Но наши предпочтения создают и защиту от этой «похоти власти». Как отмечает антрополог Кристофер Бём, в малочисленных сообществах концентрация власти весьма невелика. Лидерство обычно подтверждается опытом и не раз доказанной компетентностью, однако люди отвергают претензии лидеров, жаждущих усилить свое влияние или притеснять конкурентов[426]

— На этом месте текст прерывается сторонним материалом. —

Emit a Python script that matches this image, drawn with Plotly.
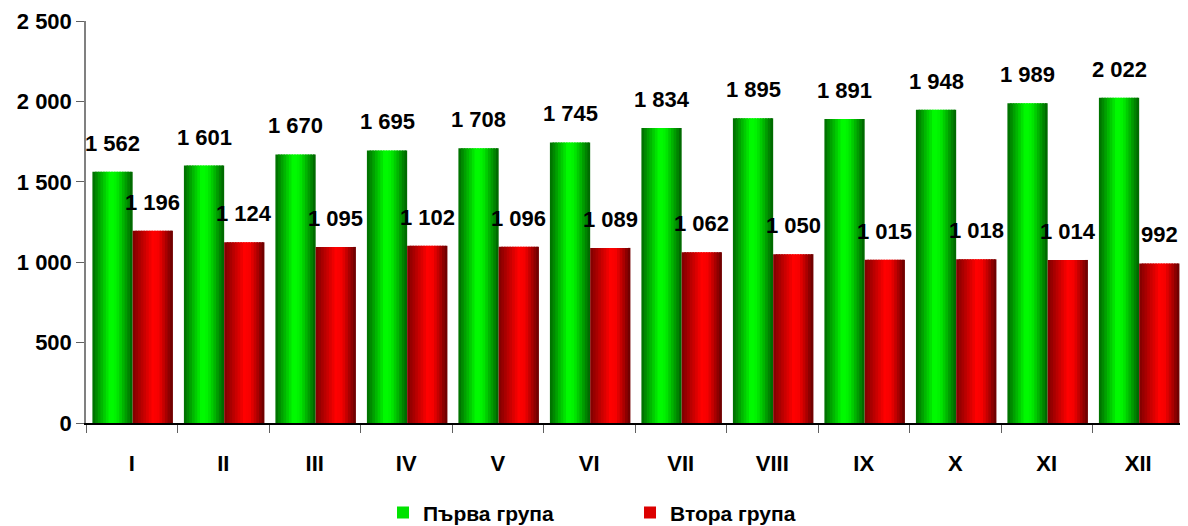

. Это стремление разрушать планы потенциальных деспотов антропологи наблюдали во многих малых сообществах. Действительно, у позиции вождя всегда есть оборотная сторона: считается, что он должен разрешать конфликты, поставлять все необходимое для общих ритуалов, поддерживать нуждающихся и распределять ресурсы, но если лидер не справится, ему грозит смещение с позиции или изгнание[427].Важно помнить, что эволюция человека шла в небольших группах охотников-собирателей, которые, в принципе, всегда могли «проголосовать ногами», а потому обладали достаточно заметным преимуществом перед автократическими устремлениями вождей. Вероятно, поэтому стремление сопротивляться избыточной политической власти наблюдается во всех сообществах. Это могло бы также объяснить, почему в аграрных сообществах желание ограничить политическую власть лишь иногда выливалось в восстания. Покинуть свою группу значило покинуть землю, что почти наверняка вело к голоду. Однако до появления сельского хозяйства в группах охотников-собирателей, где формировалась наша политическая психология, баланс власти не был столь однозначным, как это сейчас читается в словах «вождь» или «глава», и допускал выражение того, что Бём называл эгалитарной мотивацией, укоренившейся в общественной жизни.
Термин «эгалитарный» может вводить в заблуждение, если мы подразумеваем под ним желание, чтобы все играли одинаковую роль в принятии решений. Скорее речь идет о стремлении поставить предел иерархическому принципу принятия решений с тем, чтобы не возникло политической эксплуатации. Вы согласны, что кто-то должен возглавить охоту, но отнюдь не с тем, что это дает ему право решать, кому с кем следует вступать в брак. Люди очень чувствительны к опасности эксплуатации, поскольку подобные стратегии всегда возможны при коллективных действиях. Накопление власти есть эксплуатация, если политическая власть увеличивает приспособленность принимающих решения, но не выражается в компенсирующих благах для других членов группы. Обобщенно говоря, после достижения некоего порога дальнейшее увеличение уровня приспособленности теми, кто принимает решения, оборачивается для всех остальных таким его снижением, что допустимой ценой восстановления баланса становится восстание или бегство.
Стремление ограничить амбиции племенных вождей правильнее было бы назвать не столько эгалитарным, сколько анархическим. Исследования небольших сообществ показывают, что для нашего вида вполне типичной оказывается форма политической организации, когда одни индивиды стремятся к власти, но другие следят за уровнем концентрации этой власти и интуитивно расценивают его превышение как потенциальную опасность. Эта сторона политической психологии сочетается с нашими предпочтениями совместных действий и добровольного объединения людей для достижения полезных всем целей. Само собой, это не значит, что все люди по природе своей анархисты в современном политическом смысле слова. Но этим термином вполне можно обозначить отмеченное во множестве различных культур стремление людей к взаимопомощи, добровольным объединениям и самоорганизации управления общинами без участия деспотичных властителей[428]
. Кстати, напомним, что один из теоретиков современного анархизма Петр Кропоткин также говорил о связи между «взаимопомощью», наблюдаемой у «дикарей и варваров», и стремлением людей держать властителей под контролем[429].Фолк-социология
Выйдя за пределы небольших общин и племен охотников-собирателей и начав жить большими группами, люди разработали способ описания своих обществ – фолк-социологию (обыденное знание о социальном мире). У людей, живущих в царстве, есть представления о том, что такое царство, каковы права и обязанности царя, что отличает царя и т. д. То же, с соответствующими поправками, относится и к жителям городов-государств, больших стран или империй. У каждого из нас имеется какая-то форма «народной» социологии. Она строится на молчаливых допущениях о природе социальных групп, власти, общественных норм – допущениях, которые мы редко учитываем на уровне сознания, но которые тем не менее руководят нашими представлениями о социальных и политических делах.